◆ GIVEN PROBLEM
Extract everything from the first line through the line with "const plValues = [12766, 804, 870, 547];", both ends included, except for any pictures.

------ SOURCE DATA

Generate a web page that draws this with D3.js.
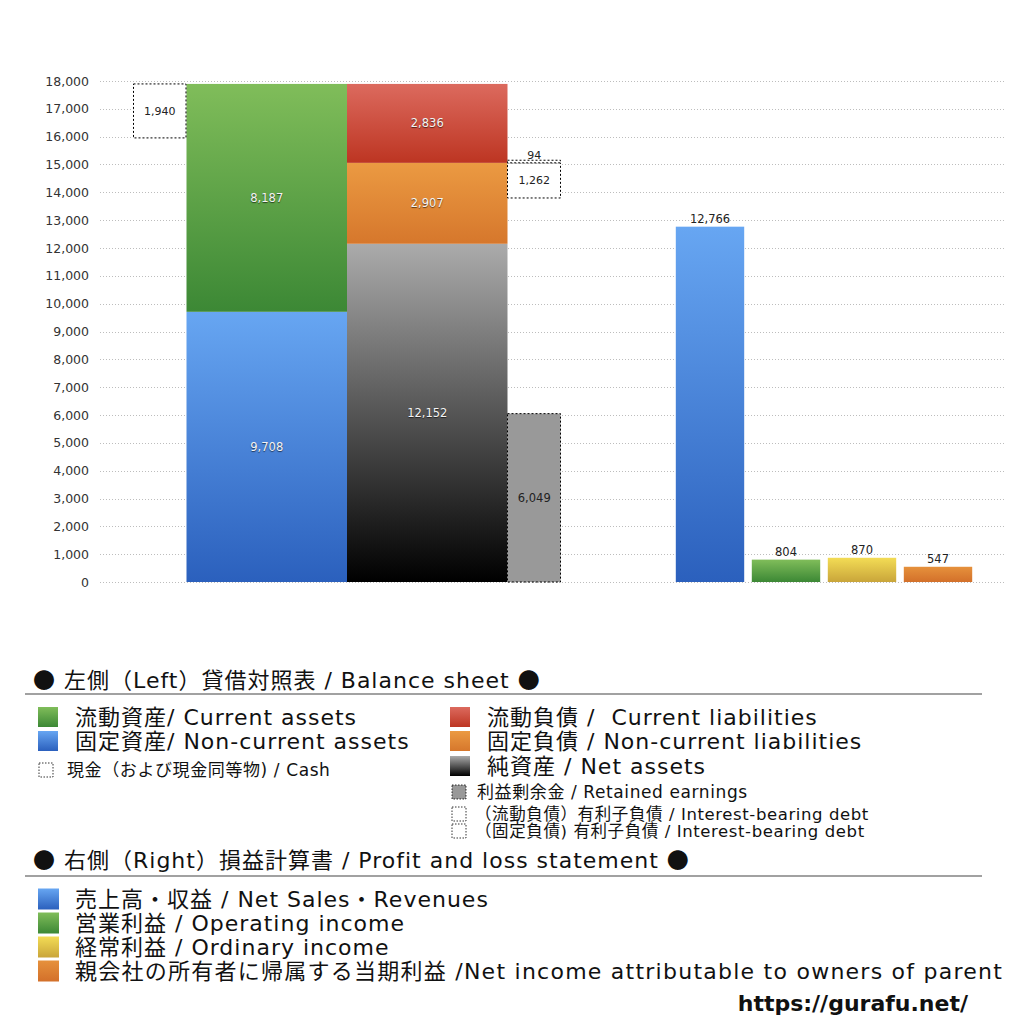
<!DOCTYPE html>
<html>
<head>
<meta charset="utf-8">
<script src="https://cdn.jsdelivr.net/npm/d3@7"></script>
<style>
  body { margin: 0; background: #fff; }
  svg text { font-family: "DejaVu Sans", "Noto Sans CJK JP", sans-serif; white-space: pre; }
  .cjk { font-family: "Noto Sans CJK JP", sans-serif; }
  .inlabel { fill: #f4f4f4; font-size: 11.5px; text-shadow: 0 1px 1px rgba(0,0,0,0.6); }
</style>
</head>
<body>
<div id="chart"></div>
<script>
// --- data ---
const yTicks = d3.range(0, 18001, 1000);
const assetNames = ["固定資産", "流動資産"];
const assetValues = [9708, 8187];
const liabNames = ["純資産", "固定負債", "流動負債"];
const liabValues = [12152, 2907, 2836];
const cashValue = 1940;
const retainedValue = 6049;
const debtNames = ["固定負債 有利子負債", "流動負債 有利子負債"];
const debtValues = [1262, 94];
const plNames = ["売上高", "営業利益", "経常利益", "当期利益"];
const plValues = [12766, 804, 870, 547];

const width = 1024, height = 1024;
const svg = d3.select("#chart").append("svg")
  .attr("width", width).attr("height", height);

const defs = svg.append("defs");
const grads = {
  blue: ["#67a6f2", "#2b60bd"],
  green: ["#80bd5a", "#3c8835"],
  red: ["#dc6a5e", "#bd3522"],
  orange: ["#eb9a42", "#d6772c"],
  black: ["#ababab", "#000000"],
  yellow: ["#f3dc55", "#c9a53a"],
  orange2: ["#e6913c", "#d3702a"]
};
Object.entries(grads).forEach(([k, c]) => {
  const g = defs.append("linearGradient").attr("id", "g-" + k)
    .attr("x1", 0).attr("y1", 0).attr("x2", 0).attr("y2", 1);
  g.append("stop").attr("offset", "0%").attr("stop-color", c[0]);
  g.append("stop").attr("offset", "100%").attr("stop-color", c[1]);
});

const y = d3.scaleLinear().domain([0, 18000]).range([582, 81]);

// grid
svg.append("g").selectAll("line").data(yTicks).enter().append("line")
  .attr("x1", 100).attr("x2", 1005)
  .attr("y1", d => Math.round(y(d)) + 0.5).attr("y2", d => Math.round(y(d)) + 0.5)
  .attr("stroke", "#bdbdbd").attr("stroke-dasharray", "1,2");

const yAxis = svg.append("g").attr("transform", "translate(89,0)")
  .call(d3.axisLeft(y).tickValues(yTicks).tickFormat(d3.format(",")).tickSize(0).tickPadding(0));
yAxis.select(".domain").remove();
yAxis.selectAll("text").attr("font-size", 12.5).attr("fill", "#333")
  .attr("font-family", "'DejaVu Sans', sans-serif");

// left columns: cash | assets | liabilities | retained
const x = d3.scaleLinear().domain([0, 8]).range([133, 561]);
function stack(values) {
  let acc = 0;
  return values.map(v => { const s = { y0: acc, y1: acc + v, v }; acc += v; return s; });
}
const fmt = d3.format(",");

const assetStack = stack(assetValues);
const assetColors = ["blue", "green"];
const ag = svg.append("g");
ag.selectAll("rect").data(assetStack).enter().append("rect")
  .attr("x", x(1)).attr("width", x(4) - x(1))
  .attr("y", d => y(d.y1)).attr("height", d => y(d.y0) - y(d.y1))
  .attr("fill", (d, i) => `url(#g-${assetColors[i]})`);
ag.selectAll("text").data(assetStack).enter().append("text")
  .attr("class", "inlabel").attr("text-anchor", "middle")
  .attr("x", (x(1) + x(4)) / 2).attr("y", d => y((d.y0 + d.y1) / 2) + 4)
  .text(d => fmt(d.v));

const liabStack = stack(liabValues);
const liabColors = ["black", "orange", "red"];
const lg = svg.append("g");
lg.selectAll("rect").data(liabStack).enter().append("rect")
  .attr("x", x(4)).attr("width", x(7) - x(4))
  .attr("y", d => y(d.y1)).attr("height", d => y(d.y0) - y(d.y1))
  .attr("fill", (d, i) => `url(#g-${liabColors[i]})`);
lg.selectAll("text").data(liabStack).enter().append("text")
  .attr("class", "inlabel").attr("text-anchor", "middle")
  .attr("x", (x(4) + x(7)) / 2).attr("y", d => y((d.y0 + d.y1) / 2) + 4)
  .text(d => fmt(d.v));

// cash box: hangs from top of assets
const assetTop = d3.sum(assetValues);
svg.append("rect")
  .attr("x", x(0) + 0.5).attr("width", x(1) - x(0) - 1)
  .attr("y", y(assetTop)).attr("height", y(assetTop - cashValue) - y(assetTop))
  .attr("fill", "#fff").attr("stroke", "#000").attr("stroke-dasharray", "2,2");
svg.append("text").attr("text-anchor", "middle").attr("font-size", 11).attr("fill", "#222")
  .attr("x", (x(0) + x(1)) / 2).attr("y", y(assetTop - cashValue / 2) + 4)
  .text(fmt(cashValue));

// retained earnings
svg.append("rect")
  .attr("x", x(7)).attr("width", x(8) - x(7) - 0.5)
  .attr("y", y(retainedValue)).attr("height", y(0) - y(retainedValue))
  .attr("fill", "#999").attr("stroke", "#000").attr("stroke-dasharray", "2,2");
svg.append("text").attr("text-anchor", "middle").attr("font-size", 11.5).attr("fill", "#222")
  .attr("x", (x(7) + x(8)) / 2).attr("y", y(retainedValue / 2) + 4)
  .text(fmt(retainedValue));

// interest-bearing debt boxes at top of non-current liabilities
const ncTop = liabValues[0] + liabValues[1];
const debtStack = [
  { y0: ncTop - debtValues[0], y1: ncTop, v: debtValues[0] },
  { y0: ncTop, y1: ncTop + debtValues[1], v: debtValues[1] }
];
svg.append("g").selectAll("rect").data(debtStack).enter().append("rect")
  .attr("x", x(7)).attr("width", x(8) - x(7) - 0.5)
  .attr("y", d => y(d.y1)).attr("height", d => y(d.y0) - y(d.y1))
  .attr("fill", "#fff").attr("stroke", "#000").attr("stroke-dasharray", "2,2");
svg.append("text").attr("text-anchor", "middle").attr("font-size", 11).attr("fill", "#222")
  .attr("x", (x(7) + x(8)) / 2).attr("y", y((debtStack[0].y0 + debtStack[0].y1) / 2) + 4)
  .text(fmt(debtValues[0]));
svg.append("text").attr("text-anchor", "middle").attr("font-size", 11).attr("fill", "#222")
  .attr("x", (x(7) + x(8)) / 2).attr("y", y(debtStack[1].y1) - 1)
  .text(fmt(debtValues[1]));

// right: profit and loss
const xb = d3.scaleBand().domain(plNames).range([672, 976]).paddingInner(0.1).paddingOuter(0.05);
const plColors = ["blue", "green", "yellow", "orange2"];
const pg = svg.append("g");
pg.selectAll("rect").data(plValues).enter().append("rect")
  .attr("x", (d, i) => xb(plNames[i])).attr("width", xb.bandwidth())
  .attr("y", d => y(d)).attr("height", d => y(0) - y(d))
  .attr("fill", (d, i) => `url(#g-${plColors[i]})`);
pg.selectAll("text").data(plValues).enter().append("text")
  .attr("text-anchor", "middle").attr("font-size", 11.5).attr("fill", "#222")
  .attr("x", (d, i) => xb(plNames[i]) + xb.bandwidth() / 2)
  .attr("y", d => y(d) - 4)
  .text(d => fmt(d));

// --- legend ---
const leg = svg.append("g");
function header(ty, txt, ly) {
  const t = leg.append("text").attr("x", 33).attr("y", ty).attr("font-size", 22)
    .attr("letter-spacing", 1).attr("fill", "#111");
  const parts = txt.split("●");
  parts.forEach((p, i) => {
    if (i > 0) t.append("tspan").attr("class", "cjk").text("●");
    t.append("tspan").text(p);
  });
  leg.append("line").attr("x1", 25).attr("x2", 982).attr("y1", ly).attr("y2", ly)
    .attr("stroke", "#444").attr("stroke-width", 1.2);
}
function item(sx, ty, size, fill, dashed, txt, fs, tx, ls) {
  leg.append("rect").attr("x", sx).attr("y", ty - size / 2).attr("width", size).attr("height", size)
    .attr("fill", fill).attr("stroke", dashed ? "#000" : "none")
    .attr("stroke-dasharray", dashed ? "1.5,1.5" : null).attr("stroke-width", 0.8);
  leg.append("text").attr("x", tx).attr("y", ty + fs * 0.36).attr("font-size", fs)
    .attr("letter-spacing", ls).attr("fill", "#111").text(txt);
}
header(688, "● 左側（Left）貸借対照表 / Balance sheet ●", 694);
item(38, 717, 20, "url(#g-green)", false, "流動資産/ Current assets", 22, 75, 1);
item(38, 741, 20, "url(#g-blue)", false, "固定資産/ Non-current assets", 22, 75, 1);
item(39, 770, 14, "#fff", true, "現金（および現金同等物) / Cash", 17, 67, 0.6);
item(450, 717, 20, "url(#g-red)", false, "流動負債 /  Current liabilities", 22, 487, 1);
item(450, 741, 20, "url(#g-orange)", false, "固定負債 / Non-current liabilities", 22, 487, 1);
item(450, 766, 20, "url(#g-black)", false, "純資産 / Net assets", 22, 487, 1);
item(452, 792, 14, "#999", true, "利益剰余金 / Retained earnings", 17, 477, 0.6);
item(452, 814, 14, "#fff", true, "（流動負債）有利子負債 / Interest-bearing debt", 16.5, 475, 0.6);
item(452, 831, 14, "#fff", true, "（固定負債) 有利子負債 / Interest-bearing debt", 16.5, 475, 0.6);

header(868, "● 右側（Right）損益計算書 / Profit and loss statement ●", 876);
item(38, 899, 21, "url(#g-blue)", false, "売上高・収益 / Net Sales・Revenues", 22, 75, 1);
item(38, 923, 21, "url(#g-green)", false, "営業利益 / Operating income", 22, 75, 1);
item(38, 947, 21, "url(#g-yellow)", false, "経常利益 / Ordinary income", 22, 75, 1);
item(38, 971, 21, "url(#g-orange2)", false, "親会社の所有者に帰属する当期利益 /Net income attributable to owners of parent", 22, 75, 1.25);

svg.append("text").attr("x", 968).attr("y", 1011).attr("text-anchor", "end")
  .attr("font-size", 22).attr("font-weight", "bold").attr("fill", "#111")
  .attr("font-family", "'DejaVu Sans', sans-serif")
  .text("https://gurafu.net/");
</script>
</body>
</html>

------------

◆ RESPONSE TO THIS TASK
Generate a web page that draws this with D3.js.
<!DOCTYPE html>
<html>
<head>
<meta charset="utf-8">
<script src="https://cdn.jsdelivr.net/npm/d3@7"></script>
<style>
  body { margin: 0; background: #fff; }
  svg text { font-family: "DejaVu Sans", "Noto Sans CJK JP", sans-serif; white-space: pre; }
  .cjk { font-family: "Noto Sans CJK JP", sans-serif; }
  .inlabel { fill: #f4f4f4; font-size: 11.5px; text-shadow: 0 1px 1px rgba(0,0,0,0.6); }
</style>
</head>
<body>
<div id="chart"></div>
<script>
// --- data ---
const yTicks = d3.range(0, 18001, 1000);
const assetNames = ["固定資産", "流動資産"];
const assetValues = [9708, 8187];
const liabNames = ["純資産", "固定負債", "流動負債"];
const liabValues = [12152, 2907, 2836];
const cashValue = 1940;
const retainedValue = 6049;
const debtNames = ["固定負債 有利子負債", "流動負債 有利子負債"];
const debtValues = [1262, 94];
const plNames = ["売上高", "営業利益", "経常利益", "当期利益"];
const plValues = [12766, 804, 870, 547];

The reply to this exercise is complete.